** Start **

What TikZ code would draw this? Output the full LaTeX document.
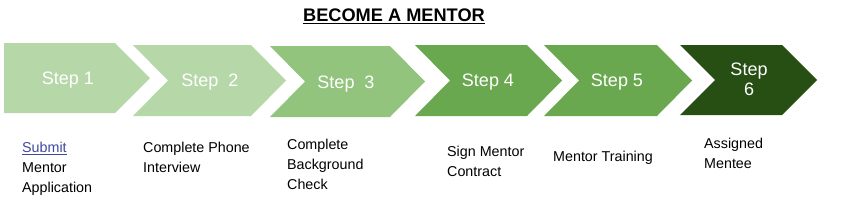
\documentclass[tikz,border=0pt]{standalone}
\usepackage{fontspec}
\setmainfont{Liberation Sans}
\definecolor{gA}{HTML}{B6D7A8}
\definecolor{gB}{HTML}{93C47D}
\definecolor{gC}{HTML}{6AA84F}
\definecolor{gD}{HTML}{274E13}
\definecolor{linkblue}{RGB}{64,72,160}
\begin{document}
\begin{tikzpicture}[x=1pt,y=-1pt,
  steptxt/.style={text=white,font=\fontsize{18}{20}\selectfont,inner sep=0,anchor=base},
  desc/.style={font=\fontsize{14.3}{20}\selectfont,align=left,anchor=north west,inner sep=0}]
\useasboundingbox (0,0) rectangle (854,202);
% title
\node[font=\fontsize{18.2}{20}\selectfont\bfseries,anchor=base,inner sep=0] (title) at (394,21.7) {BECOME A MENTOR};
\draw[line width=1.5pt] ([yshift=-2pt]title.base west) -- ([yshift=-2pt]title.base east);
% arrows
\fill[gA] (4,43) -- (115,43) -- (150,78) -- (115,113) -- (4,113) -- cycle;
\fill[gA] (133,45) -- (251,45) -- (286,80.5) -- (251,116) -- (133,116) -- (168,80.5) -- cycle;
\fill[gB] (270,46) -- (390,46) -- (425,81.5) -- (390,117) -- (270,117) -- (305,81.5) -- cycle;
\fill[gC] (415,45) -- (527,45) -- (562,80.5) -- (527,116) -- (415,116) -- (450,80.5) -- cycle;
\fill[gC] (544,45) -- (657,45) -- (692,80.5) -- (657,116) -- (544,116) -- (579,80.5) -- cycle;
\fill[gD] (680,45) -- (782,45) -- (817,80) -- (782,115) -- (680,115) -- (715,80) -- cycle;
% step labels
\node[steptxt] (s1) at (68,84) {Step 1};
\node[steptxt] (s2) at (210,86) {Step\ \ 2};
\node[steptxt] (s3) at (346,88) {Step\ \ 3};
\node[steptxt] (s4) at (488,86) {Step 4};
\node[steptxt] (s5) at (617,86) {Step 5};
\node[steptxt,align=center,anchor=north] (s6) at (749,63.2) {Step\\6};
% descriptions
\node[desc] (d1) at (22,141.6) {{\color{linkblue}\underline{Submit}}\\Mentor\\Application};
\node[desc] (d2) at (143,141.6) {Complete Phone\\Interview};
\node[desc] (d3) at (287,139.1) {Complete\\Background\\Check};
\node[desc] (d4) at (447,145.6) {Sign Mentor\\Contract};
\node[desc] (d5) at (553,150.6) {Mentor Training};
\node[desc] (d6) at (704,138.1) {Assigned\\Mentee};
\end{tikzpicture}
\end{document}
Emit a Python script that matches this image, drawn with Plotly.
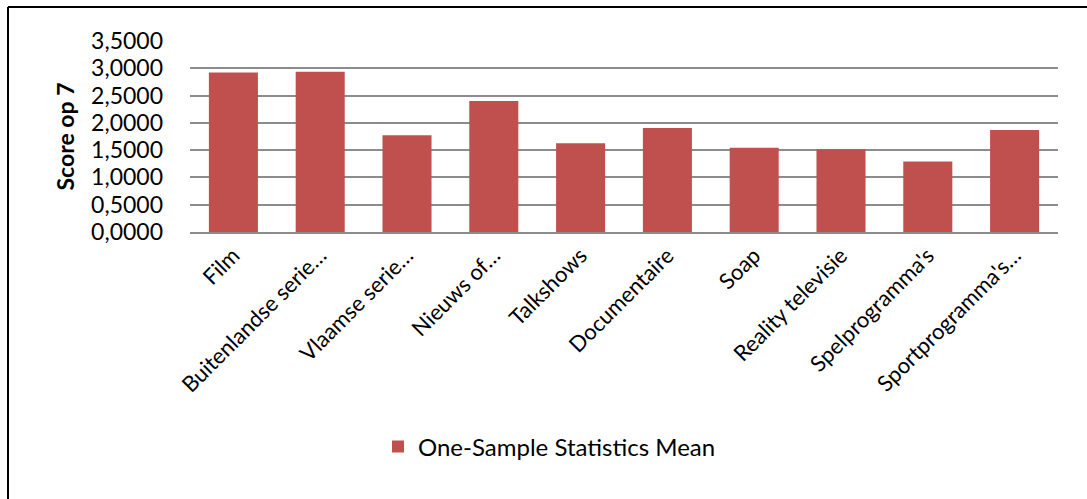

** End **

## What the task asks
Make an exact copy of all entries above, dropping the images.

## Reply
What TikZ code would draw this? Output the full LaTeX document.
\documentclass[tikz,border=0pt]{standalone}
\usepackage{fontspec}
\setmainfont{Liberation Sans}
\definecolor{gA}{HTML}{B6D7A8}
\definecolor{gB}{HTML}{93C47D}
\definecolor{gC}{HTML}{6AA84F}
\definecolor{gD}{HTML}{274E13}
\definecolor{linkblue}{RGB}{64,72,160}
\begin{document}
\begin{tikzpicture}[x=1pt,y=-1pt,
  steptxt/.style={text=white,font=\fontsize{18}{20}\selectfont,inner sep=0,anchor=base},
  desc/.style={font=\fontsize{14.3}{20}\selectfont,align=left,anchor=north west,inner sep=0}]
\useasboundingbox (0,0) rectangle (854,202);
% title
\node[font=\fontsize{18.2}{20}\selectfont\bfseries,anchor=base,inner sep=0] (title) at (394,21.7) {BECOME A MENTOR};
\draw[line width=1.5pt] ([yshift=-2pt]title.base west) -- ([yshift=-2pt]title.base east);
% arrows
\fill[gA] (4,43) -- (115,43) -- (150,78) -- (115,113) -- (4,113) -- cycle;
\fill[gA] (133,45) -- (251,45) -- (286,80.5) -- (251,116) -- (133,116) -- (168,80.5) -- cycle;
\fill[gB] (270,46) -- (390,46) -- (425,81.5) -- (390,117) -- (270,117) -- (305,81.5) -- cycle;
\fill[gC] (415,45) -- (527,45) -- (562,80.5) -- (527,116) -- (415,116) -- (450,80.5) -- cycle;
\fill[gC] (544,45) -- (657,45) -- (692,80.5) -- (657,116) -- (544,116) -- (579,80.5) -- cycle;
\fill[gD] (680,45) -- (782,45) -- (817,80) -- (782,115) -- (680,115) -- (715,80) -- cycle;
% step labels
\node[steptxt] (s1) at (68,84) {Step 1};
\node[steptxt] (s2) at (210,86) {Step\ \ 2};
\node[steptxt] (s3) at (346,88) {Step\ \ 3};
\node[steptxt] (s4) at (488,86) {Step 4};
\node[steptxt] (s5) at (617,86) {Step 5};
\node[steptxt,align=center,anchor=north] (s6) at (749,63.2) {Step\\6};
% descriptions
\node[desc] (d1) at (22,141.6) {{\color{linkblue}\underline{Submit}}\\Mentor\\Application};
\node[desc] (d2) at (143,141.6) {Complete Phone\\Interview};
\node[desc] (d3) at (287,139.1) {Complete\\Background\\Check};
\node[desc] (d4) at (447,145.6) {Sign Mentor\\Contract};
\node[desc] (d5) at (553,150.6) {Mentor Training};
\node[desc] (d6) at (704,138.1) {Assigned\\Mentee};
\end{tikzpicture}
\end{document}
Emit a Python script that matches this image, drawn with Plotly.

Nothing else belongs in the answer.